If there were clues of her relationships with men being disingenuous, or if she was bisexual, this would be fine. But no, there was no mention of the word or identity.

A cosmo and a cliche 

A film I’ve watched many times and, I can’t deny, thoroughly enjoyed is The Kids Are Alright. With a great cast and interesting plot, this film, based on the kids of a lesbian couple, does have a degree of representation.

One of the kids goes looking for their sperm donor father and so, the plot highlights a reality many children from same-sex couples may face. But when ‘gay’ mother Jules sleeps with said sperm donor, it all gets a little weird.

If Jules had previously been attracted to men, or the word ‘bisexual’ had been used, the affair, though illicit, may have made more sense.

This list goes on. From SATC’s Samantha having a three-episode lesbian relationship to Chasing Amy’s lesbian character Alyssa falling in love with a man. There are no shortages of storylines that imply characters consider it easier to deny their attraction to a particular sex than to deal with what it means to be bisexual.

Sexual exploration is also a topic worthy of visibility. I do believe that experimentation is real and valid. But the examples I’ve listed above don’t touch on that subject either. They just ignore a specific sexuality completely.

The Impact

Bisexual erasure has harmful effects on the mental and physical wellbeing of bisexual people. What makes this pervasive issue worse is that it also permeates the LGBTQ+ community. The term itself is often seen as synonymous with words such as ‘confused’ and ‘greedy’. The fact that bisexual people are being touted as ‘in denial’ can mean they fear being themselves.

There are many myths about bisexuality that feed into bisexual erasure. Having to continually define and legitimise our sexuality is often a burden for those who identify as bisexual. Their orientation is often assumed when in a relationship with a particular sex. This can put pressure on their relationships and can lead to inadequate healthcare.
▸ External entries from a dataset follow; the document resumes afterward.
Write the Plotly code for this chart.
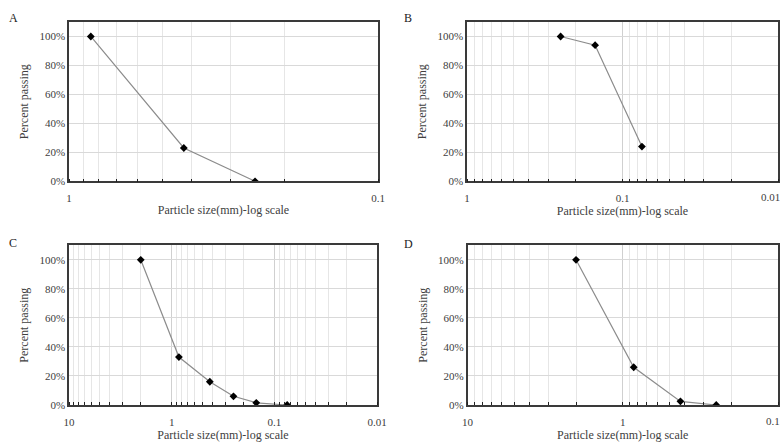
import plotly.graph_objects as go
import math

# ---- data ----
size_a = [0.85, 0.425, 0.25]
pass_a = [1.00, 0.23, 0.00]
size_b = [0.25, 0.15, 0.075]
pass_b = [1.00, 0.94, 0.24]
size_c = [2.0, 0.85, 0.425, 0.25, 0.15, 0.075]
pass_c = [1.00, 0.33, 0.16, 0.06, 0.015, 0.00]
size_d = [2.0, 0.85, 0.425, 0.25]
pass_d = [1.00, 0.26, 0.025, 0.00]

panel_labels = ["A", "B", "C", "D"]
x_ranges = [(1, 0.1), (1, 0.01), (10, 0.01), (10, 0.1)]
x_tickvals_all = [10, 1, 0.1, 0.01]
x_ticktext_all = ["10", "1", "0.1", "0.01"]
y_tickvals = [0, 0.2, 0.4, 0.6, 0.8, 1.0]
x_title = "Particle size(mm)-log scale"
y_title = "Percent passing"

W, H = 782, 442
# plot-area pixel boxes (left, right, top, bottom)
boxes = [
    (69, 378, 22, 181.3),
    (467, 778, 22, 181.3),
    (69, 377, 245.3, 405),
    (467.5, 778, 245.3, 405),
]
label_pos = [(13, 18), (408, 18), (13, 243), (409, 244)]

FONT = "Liberation Serif"
TXT = "#404040"
fig = go.Figure()
series = [(size_a, pass_a), (size_b, pass_b), (size_c, pass_c), (size_d, pass_d)]

layout = dict(
    width=W, height=H, margin=dict(l=0, r=0, t=0, b=0, autoexpand=False),
    paper_bgcolor="white", plot_bgcolor="white", showlegend=False,
    font=dict(family=FONT, size=11, color=TXT),
)
annotations = []
for i, ((xs, ys), (l, r, t, b)) in enumerate(zip(series, boxes)):
    n = "" if i == 0 else str(i + 1)
    fig.add_trace(go.Scatter(
        x=xs, y=ys, mode="lines+markers",
        line=dict(color="#8c8c8c", width=1.2),
        marker=dict(symbol="diamond", size=6, color="black"),
        xaxis="x" + n, yaxis="y" + n,
    ))
    lo, hi = x_ranges[i]
    tv = [v for v in x_tickvals_all if lo >= v >= hi]
    tt = [x_ticktext_all[x_tickvals_all.index(v)] for v in tv]
    # right-most label is drawn as a right-aligned annotation so it stays inside the page
    if r > 770:
        last_text = tt[-1]
        tt = tt[:-1] + [""]
        annotations.append(dict(
            text=last_text, x=1.0, y=1 - (b + 15.5) / H, xref="paper", yref="paper",
            showarrow=False, xanchor="right", yanchor="middle",
            font=dict(size=11, color=TXT, family=FONT),
        ))
    layout["xaxis" + n] = dict(
        type="log", range=[math.log10(lo), math.log10(hi)],
        domain=[l / W, r / W], anchor="y" + n, automargin=False,
        tickvals=tv, ticktext=tt, ticks="", ticklabelstandoff=6,
        showgrid=True, gridcolor="#d0d0d0", gridwidth=1,
        minor=dict(dtick="D1", ticks="inside", ticklen=3, tickcolor="#222",
                   showgrid=True, gridcolor="#e6e6e6", gridwidth=1),
        showline=True, linecolor="#3a3a3a", linewidth=1.5, mirror=True,
        tickfont=dict(size=11, color=TXT, family=FONT),
        title=dict(text=x_title, font=dict(size=12, color=TXT, family=FONT), standoff=2),
        zeroline=False,
    )
    layout["yaxis" + n] = dict(
        range=[0, 1.1], domain=[1 - b / H, 1 - t / H], anchor="x" + n, automargin=False,
        tickvals=y_tickvals, tickformat=".0%", ticks="",
        showgrid=True, gridcolor="#d9d9d9", gridwidth=1,
        showline=True, linecolor="#3a3a3a", linewidth=1.5, mirror=True,
        tickfont=dict(size=11, color=TXT, family=FONT),
        title=dict(text=y_title, font=dict(size=12, color=TXT, family=FONT), standoff=8),
        zeroline=False,
    )
    lx, ly = label_pos[i]
    annotations.append(dict(
        text=panel_labels[i], x=lx / W, y=1 - ly / H, xref="paper", yref="paper",
        showarrow=False, xanchor="center", yanchor="middle",
        font=dict(size=12, color="#222", family=FONT),
    ))
layout["annotations"] = annotations
fig.update_layout(**layout)
fig.write_html(
    "out.html",
    config={"displayModeBar": False},
    post_script="document.body.style.margin='0';document.body.style.overflow='hidden';",
)
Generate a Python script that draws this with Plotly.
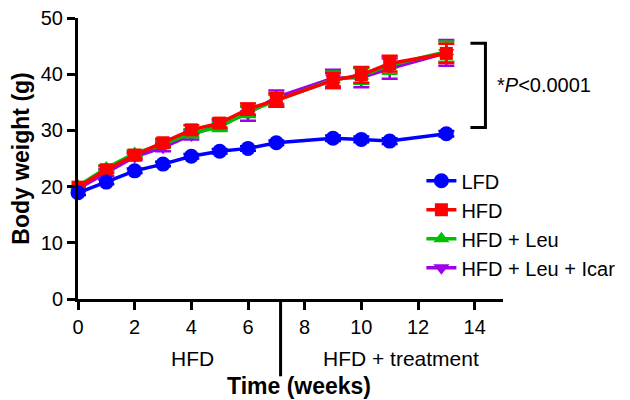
import plotly.graph_objects as go

weeks = [0, 1, 2, 3, 4, 5, 6, 7, 9, 10, 11, 13]

lfd = [18.9, 20.8, 22.8, 24.0, 25.4, 26.3, 26.8, 27.8, 28.6, 28.4, 28.1, 29.4]
lfd_err = [0.4, 0.4, 0.4, 0.4, 0.4, 0.4, 0.4, 0.4, 0.5, 0.5, 0.5, 0.5]

hfd = [19.9, 23.0, 25.6, 27.8, 30.1, 31.3, 33.8, 35.4, 38.9, 39.9, 41.9, 43.7]
hfd_err = [0.4, 0.6, 0.6, 0.7, 0.8, 0.8, 1.0, 1.2, 1.3, 1.4, 1.4, 1.7]

leu = [20.1, 23.3, 25.9, 27.5, 29.5, 30.6, 33.3, 35.3, 39.0, 39.7, 41.6, 44.0]
leu_err = [0.4, 0.5, 0.6, 0.6, 0.7, 0.7, 0.9, 1.0, 1.5, 1.4, 1.5, 1.8]

icar = [19.6, 22.5, 25.3, 27.0, 29.2, 31.0, 33.0, 35.9, 39.3, 39.4, 41.0, 43.8]
icar_err = [0.4, 0.6, 0.6, 0.7, 0.8, 0.8, 1.3, 1.2, 1.5, 1.7, 1.8, 2.3]

# drawn back to front; legend is reversed so LFD comes first
groups = [
    ("HFD + Leu + Icar", icar, icar_err, "#A000E8", "triangle-down", 14),
    ("HFD + Leu", leu, leu_err, "#00C000", "triangle-up", 14),
    ("HFD", hfd, hfd_err, "#FF0000", "square", 13),
    ("LFD", lfd, lfd_err, "#0000FF", "circle", 15),
]

fig = go.Figure()
for name, vals, err, col, sym, sz in groups:
    fig.add_trace(go.Scatter(
        x=weeks, y=vals, name=name, mode="lines+markers",
        line=dict(color=col, width=3.5),
        marker=dict(color=col, symbol=sym, size=sz),
        error_y=dict(type="data", array=err, color=col, thickness=2.5, width=8),
        cliponaxis=False,
    ))

font = "Liberation Sans, Arial, sans-serif"
axis_style = dict(showline=True, linecolor="black", linewidth=3,
                  ticks="outside", ticklen=8, tickwidth=3, tickcolor="black",
                  showgrid=False, zeroline=False, automargin=False,
                  ticklabeloverflow="allow", tickfont=dict(size=20))

# page body has an 8px margin, so the figure is a bit smaller than the window
fig.update_layout(
    width=622, height=392,
    margin=dict(l=70, r=119, t=10, b=101),
    plot_bgcolor="white", paper_bgcolor="white",
    font=dict(family=font, size=20, color="black"),
    showlegend=True,
    legend=dict(x=0.808, y=0.49, xanchor="left", yanchor="top",
                traceorder="reversed", font=dict(size=20),
                bgcolor="rgba(0,0,0,0)", tracegroupgap=0),
    xaxis=dict(range=[0, 15], tickvals=[0, 2, 4, 6, 8, 10, 12, 14], **axis_style),
    yaxis=dict(range=[0, 50], tickvals=[0, 10, 20, 30, 40, 50],
               title=dict(text="<b>Body weight (g)</b>", font=dict(size=23), standoff=17),
               **axis_style),
)

# phase separator below the x axis
fig.add_shape(type="line", xref="x", yref="paper", x0=7.15, x1=7.15, y0=0, y1=-0.275,
              line=dict(color="black", width=3))
fig.add_annotation(x=4.05, y=-0.213, xref="x", yref="paper", text="HFD",
                   showarrow=False, yanchor="middle", font=dict(size=21))
fig.add_annotation(x=11.4, y=-0.213, xref="x", yref="paper", text="HFD + treatment",
                   showarrow=False, yanchor="middle", font=dict(size=21))
fig.add_annotation(x=7.8, y=-0.31, xref="x", yref="paper", text="<b>Time (weeks)</b>",
                   showarrow=False, yanchor="middle", font=dict(size=23))

# significance bracket
fig.add_shape(type="path", xref="x", yref="y",
              path="M 13.85 45.5 L 14.38 45.5 L 14.38 30.5 L 13.85 30.5",
              line=dict(color="black", width=3))
fig.add_annotation(x=0.982, y=38.0, xref="paper", yref="y", text="*<i>P</i><0.0001",
                   showarrow=False, xanchor="left", font=dict(size=20))

fig.write_html("out.html")
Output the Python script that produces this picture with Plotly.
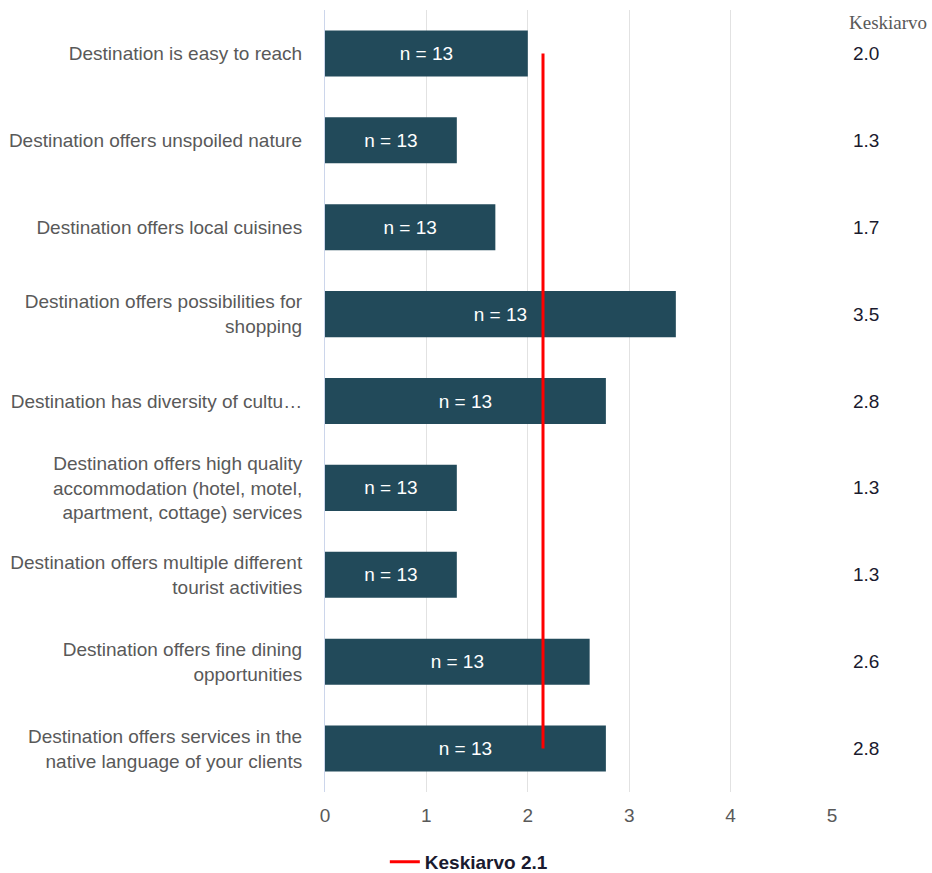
import plotly.graph_objects as go

categories = [
    "Destination is easy to reach",
    "Destination offers unspoiled nature",
    "Destination offers local cuisines",
    "Destination offers possibilities for<br>shopping",
    "Destination has diversity of cultu…",
    "Destination offers high quality<br>accommodation (hotel, motel,<br>apartment, cottage) services",
    "Destination offers multiple different<br>tourist activities",
    "Destination offers fine dining<br>opportunities",
    "Destination offers services in the<br>native language of your clients",
]
values = [2.0, 1.3, 1.68, 3.46, 2.77, 1.3, 1.3, 2.61, 2.77]
counts = [13, 13, 13, 13, 13, 13, 13, 13, 13]
overall_mean = 2.15
mean_label = "Keskiarvo 2.1"
x_ticks = [0, 1, 2, 3, 4, 5]

BAR = "#224a5a"
GRAY = "#595959"
FS = 19

fig = go.Figure()
fig.add_trace(go.Bar(
    y=categories, x=values, orientation="h",
    marker=dict(color=BAR, line=dict(width=0)),
    width=0.53,
    text=[f"n = {c}" for c in counts],
    textposition="inside", insidetextanchor="middle",
    textfont=dict(color="white", size=FS, family="Liberation Sans"),
    constraintext="none",
    showlegend=False, hoverinfo="skip",
))
fig.add_trace(go.Scatter(
    x=[overall_mean, overall_mean], y=[categories[0], categories[-1]],
    mode="lines", line=dict(color="#ff0000", width=3),
    name="<b>" + mean_label + "</b>", showlegend=True, hoverinfo="skip",
))

annotations = [dict(
    xref="paper", yref="paper", x=1.03, y=1.0, xanchor="left", yanchor="top",
    text="Keskiarvo", showarrow=False,
    font=dict(family="Liberation Serif", size=FS, color=GRAY),
)]
for cat, v in zip(categories, values):
    annotations.append(dict(
        xref="paper", yref="y", x=1.067, y=cat, xanchor="center", yanchor="middle",
        text=f"{v:.1f}", showarrow=False,
        font=dict(family="Liberation Sans", size=FS, color="#1a1a2e"),
    ))

fig.update_layout(
    width=932, height=873,
    margin=dict(l=325, r=100, t=10, b=81, autoexpand=False),
    paper_bgcolor="white", plot_bgcolor="white",
    font=dict(family="Liberation Sans", size=FS, color=GRAY),
    annotations=annotations,
    legend=dict(orientation="h", x=0.118, xanchor="left",
                yref="container", y=0.0126, yanchor="middle",
                font=dict(size=FS, color="#1a1a2e", family="Liberation Sans"),
                itemwidth=30),
    xaxis=dict(range=[0, 5.0], tickvals=x_ticks, showgrid=True, gridcolor="#e2e2e2",
               gridwidth=1, zeroline=False, showline=False, ticks="",
               tickfont=dict(size=FS, color=GRAY), ticklabelstandoff=10,
               automargin=False),
    yaxis=dict(autorange="reversed", showgrid=False, zeroline=False,
               showline=True, linecolor="#ccd6eb", linewidth=1, ticks="",
               tickfont=dict(size=FS, color=GRAY), ticklabelstandoff=18,
               automargin=False),
)

fig.write_html("out.html")
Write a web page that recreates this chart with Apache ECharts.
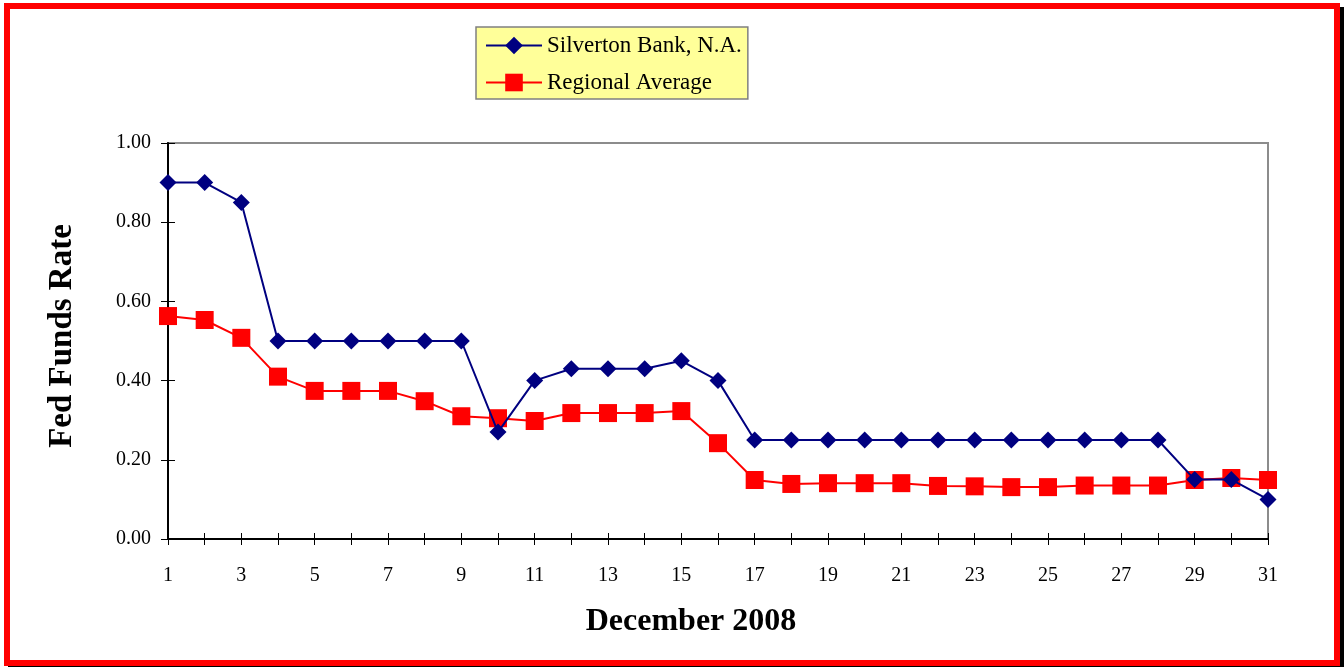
<!DOCTYPE html>
<html>
<head>
<meta charset="utf-8">
<script src="https://cdn.jsdelivr.net/npm/echarts@6/dist/echarts.min.js"></script>
<style>
html,body{margin:0;padding:0;background:#fff;}
#wrap{position:relative;width:1344px;height:667px;overflow:hidden;background:#fff;}
#frame{position:absolute;left:4px;top:3px;width:1324px;height:651px;border:6px solid #ff0000;box-shadow:4px 4px 0 #000;}
#chart{position:absolute;left:0;top:0;width:1344px;height:667px;}
</style>
</head>
<body>
<div id="wrap"><div id="frame"></div><div id="chart"></div></div>
<script>
const days = ['1','2','3','4','5','6','7','8','9','10','11','12','13','14','15','16','17','18','19','20','21','22','23','24','25','26','27','28','29','30','31'];
const silverton = [0.90,0.90,0.85,0.50,0.50,0.50,0.50,0.50,0.50,0.27,0.40,0.43,0.43,0.43,0.45,0.40,0.25,0.25,0.25,0.25,0.25,0.25,0.25,0.25,0.25,0.25,0.25,0.25,0.15,0.15,0.10];
const regional = [0.563,0.553,0.508,0.410,0.374,0.374,0.374,0.348,0.310,0.305,0.298,0.318,0.318,0.318,0.323,0.242,0.149,0.139,0.141,0.141,0.141,0.134,0.133,0.131,0.131,0.135,0.135,0.135,0.149,0.154,0.149];
const seriesNames = ['Silverton Bank, N.A.','Regional Average'];
const yTitle = 'Fed Funds Rate';
const xTitle = 'December 2008';

const chart = echarts.init(document.getElementById('chart'));
const serif = 'Liberation Serif, Times New Roman, serif';
chart.setOption({
  animation:false,
  backgroundColor:'transparent',
  grid:{left:168,right:76,top:143,bottom:128,show:true,borderColor:'#8c8c8c',borderWidth:2,backgroundColor:'transparent'},
  legend:{
    orient:'vertical',left:476,top:27,itemGap:14,itemWidth:56,itemHeight:22,
    backgroundColor:'#ffff99',borderColor:'#808080',borderWidth:1.5,
    padding:[7,6,5,9],
    textStyle:{fontFamily:serif,fontSize:23,color:'#000'},
    data:[seriesNames[0],seriesNames[1]]
  },
  graphic:[{
    type:'text',x:691,y:622,
    style:{text:xTitle,fontFamily:serif,fontSize:32,fontWeight:'bold',fill:'#000',textAlign:'center',textVerticalAlign:'middle'}
  },{
    type:'text',x:62,y:336,rotation:Math.PI/2,
    style:{text:yTitle,fontFamily:serif,fontSize:33,fontWeight:'bold',fill:'#000',textAlign:'center',textVerticalAlign:'middle'}
  }],
  xAxis:[{
    type:'category',data:days,boundaryGap:false,
    axisLine:{lineStyle:{color:'#000',width:2}},
    axisTick:{show:true,interval:0,length:6,lineStyle:{color:'#000',width:1}},
    axisLabel:{interval:1,fontFamily:serif,fontSize:20,color:'#000',margin:27},
    splitLine:{show:false}
  },{
    type:'category',data:days,boundaryGap:false,position:'bottom',
    axisLine:{show:false},
    axisTick:{show:true,inside:true,interval:0,length:6,lineStyle:{color:'#000',width:1}},
    axisLabel:{show:false},splitLine:{show:false}
  }],
  yAxis:[{
    type:'value',min:0,max:1,interval:0.2,
    axisLine:{show:true,lineStyle:{color:'#000',width:2}},
    axisTick:{show:true,length:7,lineStyle:{color:'#000',width:1}},
    axisLabel:{fontFamily:serif,fontSize:20,color:'#000',margin:17,formatter:v=>v.toFixed(2)},
    splitLine:{show:false}
  },{
    type:'value',min:0,max:1,interval:0.2,position:'left',
    axisLine:{show:false},
    axisTick:{show:true,inside:true,length:7,lineStyle:{color:'#000',width:1}},
    axisLabel:{show:false},splitLine:{show:false}
  }],
  series:[{
    name:seriesNames[0],type:'line',data:silverton,
    symbol:'diamond',symbolSize:[17,17],
    lineStyle:{color:'#000080',width:2},itemStyle:{color:'#000080'},z:3
  },{
    name:seriesNames[1],type:'line',data:regional,
    symbol:'rect',symbolSize:18,
    lineStyle:{color:'#ff0000',width:2},itemStyle:{color:'#ff0000'},z:2
  }]
});
</script>
</body>
</html>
Accepting that your sexuality doesn’t fit heteronormative standards can be the most difficult experience a person goes through. Before facing the many phobias that society throws at you, before understanding how you’ll navigate dating, before you’ve even fathomed how you might ‘come out’, acknowledging who you are can be a turmoil some people face for a lifetime. And so when you’re unable to see an identity to ‘fit in’ to, it can be torture.

Bringing about change

Bisexuality threatens the status quo. While the LGBTQ+ community have forged a place in society, there are still many factions of it that are ignored and denied. To effect change, we must come together as a community and draw on the strength of allies to put in the work.

Education is important. Sharing reliable information via networks and platforms can help. Highlighting LGBTQ+ definitions will enlighten those who don’t have personal experience to draw on. Giving space to those who do have experience, and want and are able to share their stories is ideal. When you don’t feel you can relate to a person, it’s difficult to empathise. Giving bisexual folk a place on our TVs, in our books, and on our social platforms proves they are human beings like everyone else.

Visibility is vital. The misconception that bisexual folk are ‘confused’ or ‘going through a phase’ is a cliché, when in fact, having a term to identify with has released me and many others from a potential life of confusion.